Strangely the whales didn’t take him, and the seal turned and managed to climb up the rocks just past the tide line and collapsed in a heap. It looked like his flippers were broken and the poor little bugger was completely spent. It was if the whales had brought the seal to me as a gift like a cat does with a mouse. It was amazing and all the whales just stayed there lifting their heads out to look at us. They kept doing this for at least another thirty minutes till they started losing interest and started swimming back and forth past the seal and eventually they swam off. It was the most amazing and intense two hours of my life and only the four of us there can understand what just happened.
On the way back to the station I sighted a huge jelly fish in the water and took a few photos of it. Back at the red shed I up loaded all my orca photos onto the server so everybody could see them and when I came out of my room I ran into Geoff and he said he went to down load his orca photos and he discovered he didn’t have a memory card in his camera !!
Later I celebrated with a few relaxing beers in the spa. The guys thought it was hilarious watching me walk back through the snow in minus two in a white resort dressing gown and a pair of thongs. Cookie whipped up a real nice seafood curry which we all enjoyed with a glass of wine with the best view on Earth. After dinner Cookie & I went for a walk out on West arm to see if the little seal was OK, but he was gone. My guess is he went to sleep and never woke up and the high tide washed him away. (Or maybe the orcas came back and took him?) Life can be so cruel but it was such an honour to witness such an amazing event as a spectator and not to intervene even though we wanted to help that poor little bugger. Later in the Catabatic Bar we toasted to his short life and his will to survive under the overwhelming odds. Orcas are the biggest dolphins and the most intelligent animal in the ocean. I think they were all young female orcas we saw and this display was probably a feeding lesson and also a game to keep the cohesion of the pod.
A PICTURE TELLS A THOUSAND WORDS !!
 

  







Can you see the seal ?


 









 























These are Type B killer whales – the easiest diagnostic thing is that very large ‘eye patch’ they have compared to the other types.

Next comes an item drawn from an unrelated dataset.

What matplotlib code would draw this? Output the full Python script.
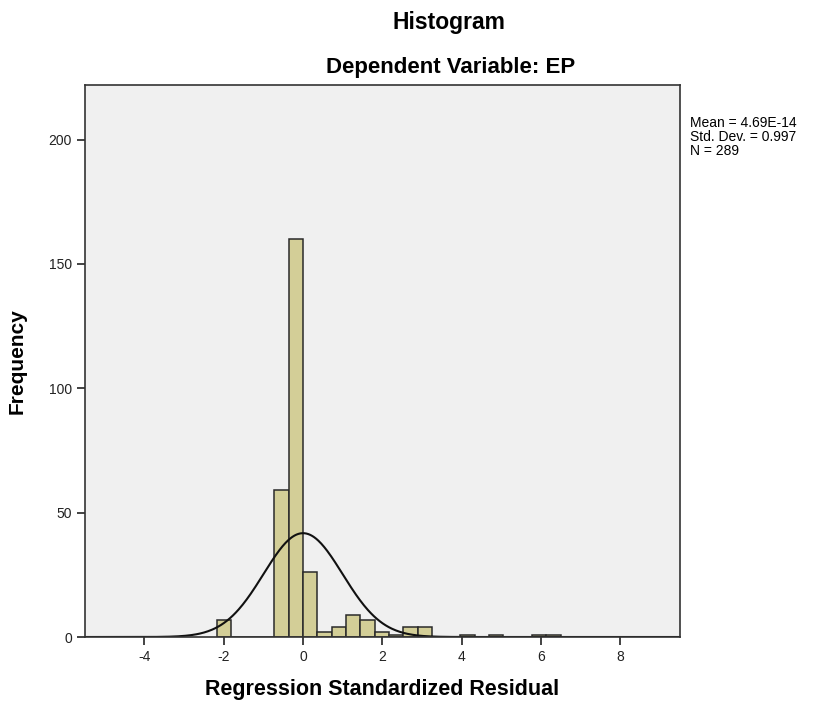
import numpy as np
import matplotlib
matplotlib.use("Agg")
import matplotlib.pyplot as plt

# histogram data (SPSS style)
bin_start = -2.167
bin_width = 0.361
counts = [7, 0, 0, 0, 59, 160, 26, 2, 4, 9, 7, 2, 1, 4, 4, 0, 0, 1, 0, 1, 0, 0, 1, 1]

mean = 4.69e-14
std_dev = 0.997
n_obs = 289

x_ticks = [-4, -2, 0, 2, 4, 6, 8]
y_ticks = [0, 50, 100, 150, 200]

plt.rcParams["font.family"] = ["Liberation Sans", "DejaVu Sans"]
plt.rcParams["axes.unicode_minus"] = False

edges = bin_start + bin_width * np.arange(len(counts) + 1)
centers = (edges[:-1] + edges[1:]) / 2

fig = plt.figure(figsize=(8.14, 7.07), dpi=100)
ax = fig.add_axes([0.1044, 0.099, 0.7306, 0.781])
ax.set_facecolor("#f0f0f0")

ax.hist(centers, bins=edges, weights=counts, color="#d3ce97",
        edgecolor="#2a2a2a", linewidth=1.1)

# normal curve scaled to counts
xs = np.linspace(-5.5, 9.5, 600)
pdf = np.exp(-0.5 * ((xs - mean) / std_dev) ** 2) / (std_dev * np.sqrt(2 * np.pi))
ax.plot(xs, n_obs * bin_width * pdf, color="#111111", linewidth=1.5)

ax.set_xlim(-5.5, 9.5)
ax.set_ylim(0, 222)
ax.set_xticks(x_ticks)
ax.set_yticks(y_ticks)
ax.tick_params(direction="out", length=6, width=1.2, labelsize=10, colors="#222222")
for s in ax.spines.values():
    s.set_color("#333333")
    s.set_linewidth(1.2)

ax.set_xlabel("Regression Standardized Residual", fontsize=15.5, fontweight="bold", labelpad=11)
ax.set_ylabel("Frequency", fontsize=15, fontweight="bold", labelpad=16)

fig.text(0.551, 0.968, "Histogram", ha="center", va="center", fontsize=16.5, fontweight="bold")
fig.text(0.554, 0.904, "Dependent Variable: EP", ha="center", va="center", fontsize=16, fontweight="bold")

fig.text(690 / 814, 1 - 116 / 707,
         "Mean = 4.69E-14\nStd. Dev. = 0.997\nN = 289",
         ha="left", va="top", fontsize=10, linespacing=1.0)

fig.savefig("out.png", dpi=100, facecolor="white")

As the photos confirm, Type Bs are seal specialists – so the poor (or lucky) Weddell seal would not have been that surprised!
Type A killer whales have a smaller eye patch and specialise on minke whales. Type Cs have a funny shaped small eye patch and enjoy a nice meal of fish (and some penguins).
The Prey type is not exclusive, but they are each specialists. Type Bs are among the largest. The photos are of females.